Il y a un an, je suis allée chercher des fleurs. Les mottes en ont toujours un chiffre impair. J’ai pris des renoncules blancs en demandant à la fleuriste d’en retirer un pour que je n’en garde que 4. « Je mets votre nom à côté du 5e, revenez le chercher cet après-midi », m’a-t-elle dit doucement alors que je m’en allais.
J’étais là, dans le métro, plantée au beau milieu de la puanteur des canalisations et de la bousculade parisienne, déphasée plus que de raison, avec mes quatre renoncules blancs en cette grise matinée d’un jour ouvré. Le jour où j’ai assisté à la crémation de ma plus proche amie.
Je ne suis pas retournée chez la fleuriste chercher mon 5e renoncule. Question de pragmatisme : là d’où je viens, les bouquets de deuil sont traditionnellement composés de fleurs en nombre pair. Si j’avais récupéré le 5e renoncule, il m’aurait nargué depuis la table du salon avec sa froide solitude. Et acheter un autre bouquet de 5 pour l’y joindre aurait été… trop.
La mort, c’est dur pour ceux qui restent. On pense à tellement de trucs tellement inutiles, on se perd en conjonctures inintéressantes et alambiquées, juste pour éviter de penser que la mort, c’est définitif. Les regrets sont amers, les espoirs tellement détruits qu’il en reste à peine quelques pièces détachées ci et là.
Mon amie Odile, c’était l’un de mes héros (les deux autres, c’est mes parents). 160 cm de joie de vivre, de douceur, de sourires, de détermination, de combativité, de courage, de joliesse, de curiosité, de vie. Je regardais son fils, mon amour estudiantin, effondré et j’ai endossé mon rôle habituel : le pilier qui fait que tout se tient même quand ça tangue sévère. Je n’ai pas dit de speech, je me suis occupée de m’assurer que tout avance sans accroc. Et ça m’a pris un an à accepter que plus jamais rien ne sera comme avant.
Nous apprenons à nous souvenir de vivre comme les hommes de la survie se souvenaient à chaque instant d’avoir à mourir. Nous n’avons pas encore estimé à quel point nous avons été induits à désirer une fin au lieu de désirer sans fin.
(Raoul Vaneigem, « Nous qui désirons sans fin »)
La passion, la raison, mes oreilles de Grec, le poing levé, c’est toi qui me les as faits assumer. La première personne à m’avoir appelée « ma douce » alors que pour tous les autres, je suis le char d’assaut dernière génération. Celle qui m’a fait découvrir « Les enfants du Paradis », les tajines et les livres-chasses au trésor dans Paris. Les débats enflammés, le féminisme non-sexiste, les manifs et l’engagement pour une véritable égalité, c’est nous aussi. Tu es l’une des si peu nombreuses personnes grâce à qui j’ai compris ce qu’est l’humanité dont tant usurpent le nom pour en nier la qualité.

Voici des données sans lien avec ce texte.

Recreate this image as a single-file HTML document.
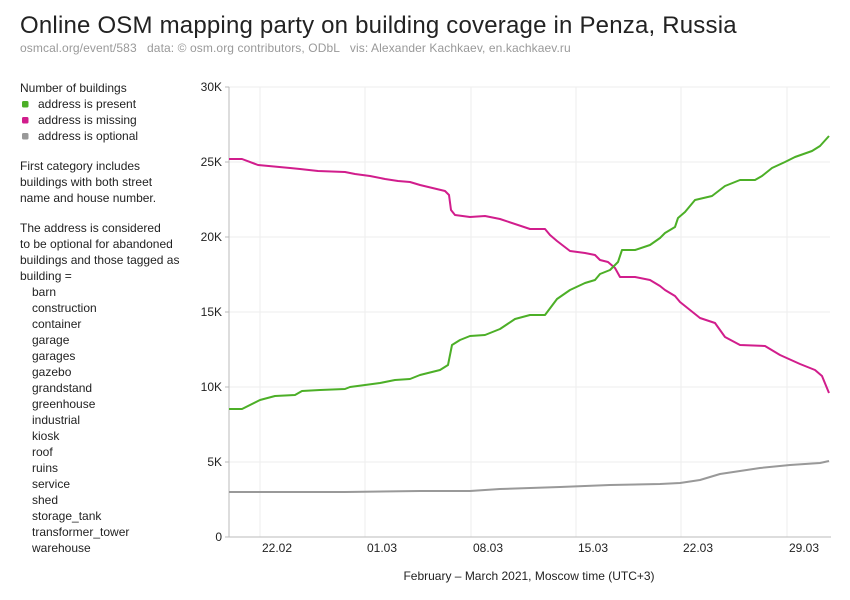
<!DOCTYPE html>
<html><head><meta charset="utf-8"><style>
body{margin:0;background:#fff;}
svg{display:block;font-family:"Liberation Sans",sans-serif;}
</style></head><body>
<svg width="850" height="600" xmlns="http://www.w3.org/2000/svg">
<text x="20" y="33" font-size="24" fill="#222" letter-spacing="0.2">Online OSM mapping party on building coverage in Penza, Russia</text>
<text x="20" y="52" font-size="12" fill="#999" xml:space="preserve" letter-spacing="0.1">osmcal.org/event/583   data: © osm.org contributors, ODbL   vis: Alexander Kachkaev, en.kachkaev.ru</text>
<g font-size="12" fill="#222">
<text x="20" y="92">Number of buildings</text>
<rect x="22" y="101" width="6.5" height="6.5" rx="1.5" fill="#4caf27"/><text x="38" y="108">address is present</text>
<rect x="22" y="117" width="6.5" height="6.5" rx="1.5" fill="#d11d8c"/><text x="38" y="124">address is missing</text>
<rect x="22" y="133" width="6.5" height="6.5" rx="1.5" fill="#999"/><text x="38" y="140">address is optional</text>
<text x="20" y="170">First category includes</text>
<text x="20" y="186">buildings with both street</text>
<text x="20" y="202">name and house number.</text>
<text x="20" y="232">The address is considered</text>
<text x="20" y="248">to be optional for abandoned</text>
<text x="20" y="264">buildings and those tagged as</text>
<text x="20" y="280">building =</text>
<text x="32" y="296">barn</text><text x="32" y="312">construction</text><text x="32" y="328">container</text>
<text x="32" y="344">garage</text><text x="32" y="360">garages</text><text x="32" y="376">gazebo</text>
<text x="32" y="392">grandstand</text><text x="32" y="408">greenhouse</text><text x="32" y="424">industrial</text>
<text x="32" y="440">kiosk</text><text x="32" y="456">roof</text><text x="32" y="472">ruins</text>
<text x="32" y="488">service</text><text x="32" y="504">shed</text><text x="32" y="520">storage_tank</text>
<text x="32" y="536">transformer_tower</text><text x="32" y="552">warehouse</text>
</g>
<g stroke="#eee" stroke-width="1">
<line x1="229" y1="87" x2="830" y2="87"/><line x1="229" y1="162" x2="830" y2="162"/>
<line x1="229" y1="237" x2="830" y2="237"/><line x1="229" y1="312" x2="830" y2="312"/>
<line x1="229" y1="387" x2="830" y2="387"/><line x1="229" y1="462" x2="830" y2="462"/>
<line x1="260" y1="87" x2="260" y2="537"/><line x1="365" y1="87" x2="365" y2="537"/>
<line x1="471" y1="87" x2="471" y2="537"/><line x1="576" y1="87" x2="576" y2="537"/>
<line x1="681" y1="87" x2="681" y2="537"/><line x1="787" y1="87" x2="787" y2="537"/>
</g>
<g stroke="#bbb"><line x1="229" y1="87" x2="229" y2="537"/><line x1="229" y1="537" x2="831" y2="537"/>
<line x1="225" y1="87" x2="229" y2="87"/><line x1="225" y1="162" x2="229" y2="162"/><line x1="225" y1="237" x2="229" y2="237"/><line x1="225" y1="312" x2="229" y2="312"/><line x1="225" y1="387" x2="229" y2="387"/><line x1="225" y1="462" x2="229" y2="462"/><line x1="225" y1="537" x2="229" y2="537"/>
</g>
<g font-size="12" fill="#222" text-anchor="end">
<text x="222" y="91">30K</text><text x="222" y="166">25K</text><text x="222" y="241">20K</text><text x="222" y="316">15K</text><text x="222" y="391">10K</text><text x="222" y="466">5K</text><text x="222" y="541">0</text>
</g>
<g font-size="12" fill="#222">
<text x="262" y="552">22.02</text><text x="367" y="552">01.03</text><text x="473" y="552">08.03</text><text x="578" y="552">15.03</text><text x="683" y="552">22.03</text><text x="789" y="552">29.03</text>
<text x="529" y="580" text-anchor="middle">February – March 2021, Moscow time (UTC+3)</text>
</g>
<g fill="none" stroke-width="2" stroke-linejoin="round">
<polyline stroke="#999" points="229,492 345,492 420,491 470,491 500,489 560,487 610,485 660,484 680,483 700,480 720,474 740,471 760,468 790,465 820,463 829,461"/>
<polyline stroke="#d11d8c" points="229,159 242,159 258,165 290,168 300,169 318,171 345,172 355,174 370,176 385,179 398,181 410,182 420,185 445,191 449,195 451,210 455,215 470,217 485,216 500,219 530,229 545,229 550,235 557,241 570,251 585,253 595,255 600,260 608,262 615,268 620,277 635,277 650,280 660,286 665,290 675,296 680,302 700,318 715,323 725,337 740,345 765,346 780,355 800,364 815,370 822,376 829,393"/>
<polyline stroke="#4caf27" points="229,409 242,409 260,400 275,396 295,395 302,391 320,390 345,389 350,387 365,385 380,383 395,380 410,379 420,375 440,370 448,365 452,345 460,340 470,336 485,335 500,329 515,319 530,315 545,315 557,299 570,290 585,283 595,280 600,274 610,270 618,262 622,250 635,250 650,245 660,238 665,233 675,227 678,218 685,212 695,200 712,196 725,186 740,180 755,180 762,176 772,168 785,162 795,157 812,151 820,146 829,136"/>
</g>
</svg>
</body></html>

Tu m’as tant émerveillée en devenant infirmière en soins palliatifs à 45 ans. Odile qui travaillait les mots a changé de vie pour s’attaquer aux maux… Et mener la vie dure à la solitude de ceux et celles qui, aux histoires de vie bousculées et malmenées, croisaient ton chemin dans leurs derniers jours. Je me souviens de la peinture de sable que tu as apportée d’Algérie, au retour de ta tempête amoureuse avec un Touaregue. La peinture est restée, seul souvenir aujourd’hui d’une histoire passionnée que tu savais mort-née et que tu as vécue pour cette même raison.
C’est à ton contact que j’ai me suis tant élevée, sans en avoir la nausée. C’est à ton contact que j’ai mis des mots sur certaines choses : ma nonchalance analytique, ma bienveillante indifférence, mes colères froides de logique. Aujourd’hui encore, une décennie après, quand je bois un thé, je te souris intérieurement. Certes, on ne se voyait pas si souvent, mais ça ne changeait rien : notre relation n’en a jamais été écornée. Désormais, on ne se verra plus, je ne t’entendrai plus rire aux éclats à une mimique ridicule dont j’ai le secret. Accepter que cette fois, l’absence écornera pour de vrai notre relation, a été vraiment difficile.
Malgré la tristesse infinie de t’avoir apporté 4 renoncules blancs, j’apprends, avec la même hargne que tu admirais tant, à vouloir tout et à n’attendre rien, guidée par la seule constance d’être humaine et la conscience de ne l’être jamais assez.